Short communication: Synchrotron-based elemental mapping of single grains to investigate variable infrared-radiofluorescence emissions for luminescence dating

Abstract

Abstract. During ionizing irradiation, potassium (K)-rich feldspar grains emit infrared (IR) light, which is used for infrared radiofluorescence (IR-RF) dating. The late-saturating IR-RF emission centred at ∼880 nm represents a promising tool to date Quaternary sediments. In the present work, we report the presence of individual grains in the K-feldspar density fraction displaying an aberrant IR-RF signal shape, whose combined intensity contaminates the sum signal of an aliquot composed of dozens of grains.
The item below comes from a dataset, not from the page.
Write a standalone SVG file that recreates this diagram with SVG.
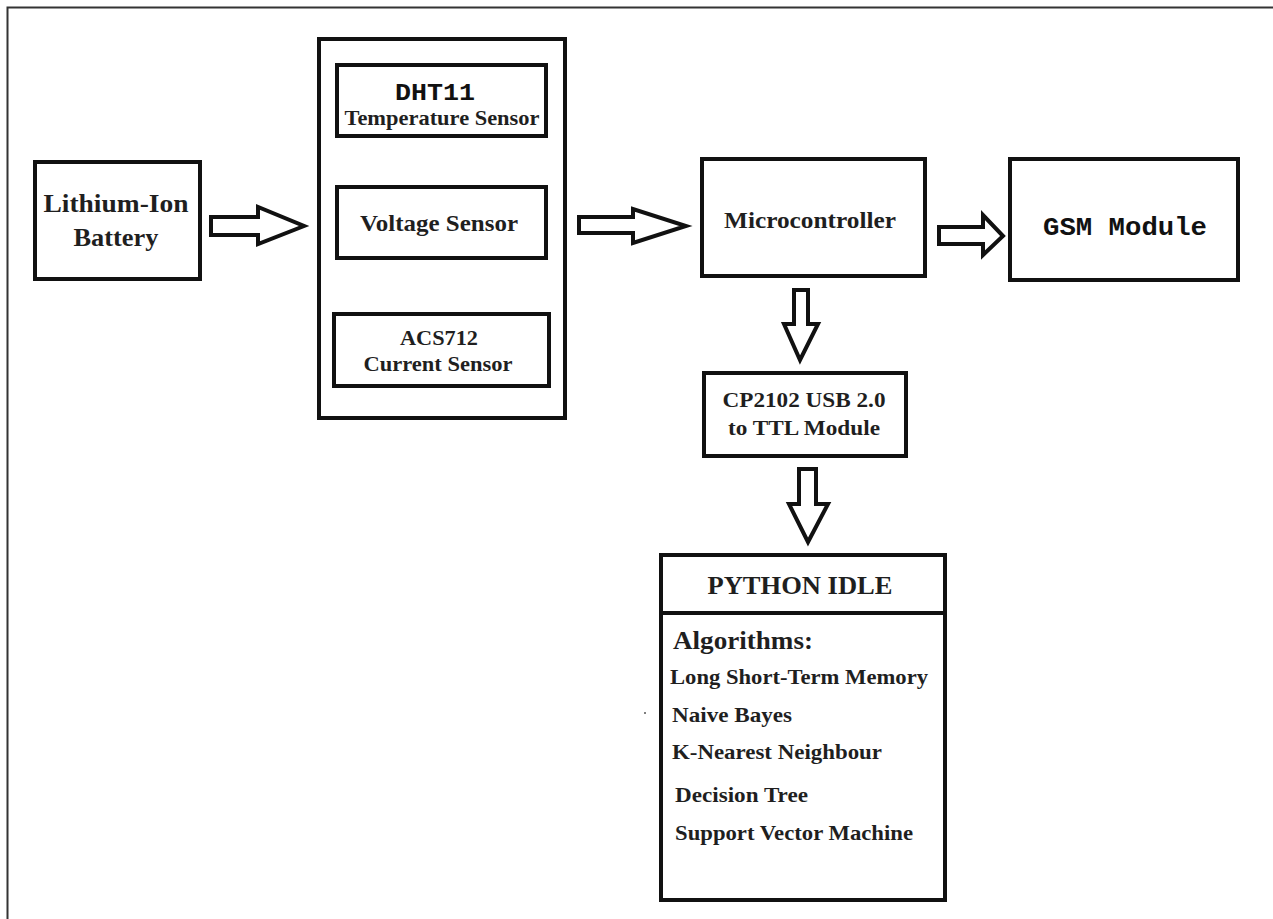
<svg xmlns="http://www.w3.org/2000/svg" width="1273" height="919" viewBox="0 0 1273 919">
<style>
.box{fill:#fff;stroke:#111;stroke-width:4}
.arr{fill:#fff;stroke:#111;stroke-width:4;stroke-linejoin:miter}
.t{font-family:"Liberation Serif","Times New Roman",serif;font-weight:bold;fill:#1f1f1f;text-anchor:middle}
.tl{font-family:"Liberation Serif","Times New Roman",serif;font-weight:bold;fill:#1f1f1f;text-anchor:start}
.m{font-family:"Liberation Mono","Courier New",monospace;font-weight:bold;fill:#111;text-anchor:middle}
</style>
<rect x="0" y="0" width="1273" height="919" fill="#fff"/>
<path d="M7.5,919 V7.5 H1273" fill="none" stroke="#333" stroke-width="2"/>

<g id="battery">
<rect class="box" x="35" y="162" width="165" height="117"/>
<text class="t" x="116" y="212" font-size="25" textLength="145" lengthAdjust="spacingAndGlyphs">Lithium-Ion</text>
<text class="t" x="116" y="246" font-size="25" textLength="85" lengthAdjust="spacingAndGlyphs">Battery</text>
</g>

<g id="sensors">
<rect class="box" x="319" y="39" width="246" height="379"/>
<g id="dht11">
<rect class="box" x="337" y="65" width="209" height="71"/>
<text class="m" x="435" y="100" font-size="24" textLength="80" lengthAdjust="spacingAndGlyphs">DHT11</text>
<text class="t" x="442" y="125" font-size="21" textLength="195" lengthAdjust="spacingAndGlyphs">Temperature Sensor</text>
</g>
<g id="voltage">
<rect class="box" x="337" y="187" width="209" height="71"/>
<text class="t" x="439" y="231" font-size="24" textLength="158" lengthAdjust="spacingAndGlyphs">Voltage Sensor</text>
</g>
<g id="acs712">
<rect class="box" x="334" y="314" width="215" height="72"/>
<text class="t" x="439" y="345" font-size="22" textLength="78" lengthAdjust="spacingAndGlyphs">ACS712</text>
<text class="t" x="438" y="371" font-size="22" textLength="149" lengthAdjust="spacingAndGlyphs">Current Sensor</text>
</g>
</g>

<g id="microcontroller">
<rect class="box" x="702" y="159" width="223" height="117" stroke-width="5"/>
<text class="t" x="810" y="228" font-size="23" textLength="172" lengthAdjust="spacingAndGlyphs">Microcontroller</text>
</g>

<g id="gsm">
<rect class="box" x="1010" y="159" width="228" height="121"/>
<text class="m" x="1125" y="235" font-size="26" textLength="164" lengthAdjust="spacingAndGlyphs">GSM Module</text>
</g>

<g id="cp2102">
<rect class="box" x="704" y="373" width="202" height="83"/>
<text class="t" x="804" y="407" font-size="22" textLength="163" lengthAdjust="spacingAndGlyphs">CP2102 USB 2.0</text>
<text class="t" x="804" y="435" font-size="22" textLength="152" lengthAdjust="spacingAndGlyphs">to TTL Module</text>
</g>

<g id="python">
<rect class="box" x="661" y="555" width="284" height="345" stroke-width="5"/>
<line x1="661" y1="613" x2="945" y2="613" stroke="#111" stroke-width="4"/>
<text class="t" x="800" y="594" font-size="26" textLength="185" lengthAdjust="spacingAndGlyphs">PYTHON IDLE</text>
<text class="tl" x="673" y="649" font-size="26" textLength="140" lengthAdjust="spacingAndGlyphs">Algorithms:</text>
<text class="tl" x="670" y="684" font-size="21" textLength="258" lengthAdjust="spacingAndGlyphs">Long Short-Term Memory</text>
<text class="tl" x="672" y="722" font-size="21" textLength="120" lengthAdjust="spacingAndGlyphs">Naive Bayes</text>
<text class="tl" x="672" y="759" font-size="21" textLength="210" lengthAdjust="spacingAndGlyphs">K-Nearest Neighbour</text>
<text class="tl" x="675" y="802" font-size="21" textLength="133" lengthAdjust="spacingAndGlyphs">Decision Tree</text>
<text class="tl" x="675" y="840" font-size="21" textLength="238" lengthAdjust="spacingAndGlyphs">Support Vector Machine</text>
<circle cx="645" cy="713" r="1" fill="#555"/>
</g>

<g id="connectors">
<polygon class="arr" points="211,217 258,217 258,207 304,226 258,244 258,235 211,235"/>
<polygon class="arr" points="579,217 633,217 633,209 686,226 633,243 633,233 579,233"/>
<polygon class="arr" points="939,227 983,227 983,215 1003,236 983,255 983,244 939,244"/>
<polygon class="arr" points="794,290 808,290 808,324 818,324 800,360 784,324 794,324"/>
<polygon class="arr" points="799,469 816,469 816,504 828,504 808,542 789,504 799,504"/>
</g>
</svg>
Our experiments were carried out at the National Synchrotron Light Source (NSLS-II) at the submicron-resolution X-ray spectroscopy (SRX) beamline. We analysed coarse (>90 µm) K-feldspar-bearing grains of five samples of different ages and origin in order to characterize the composition of grains yielding the desired or contaminated IR-RF emission. Using micro-X-ray fluorescence (μ-XRF), we successfully acquired element distribution maps of up to 15 elements (<1 µm resolution) of sections of full grains previously used for IR-RF dating. In keeping with current theories of IR-RF signal production, we observed a trend between the relative proportions of Pb and Fe and the shape of the IR-RF signal, namely that most grains with the desired IR-RF signal shape had high Pb and low Fe contents. Interestingly, these grains were also defined by high Ba and low Ca contents. Our study also represents a proof of concept for mapping the oxidation states of Fe using micro-X-ray absorption near-edge structure spectroscopy (μ-XANES) on individual grains. The high spatial resolution enabled by synchrotron X-ray spectroscopy makes it a powerful tool for future experiments to elucidate long-standing issues concerning the nature and type of defect(s) associated with the main dosimetric trap in feldspar.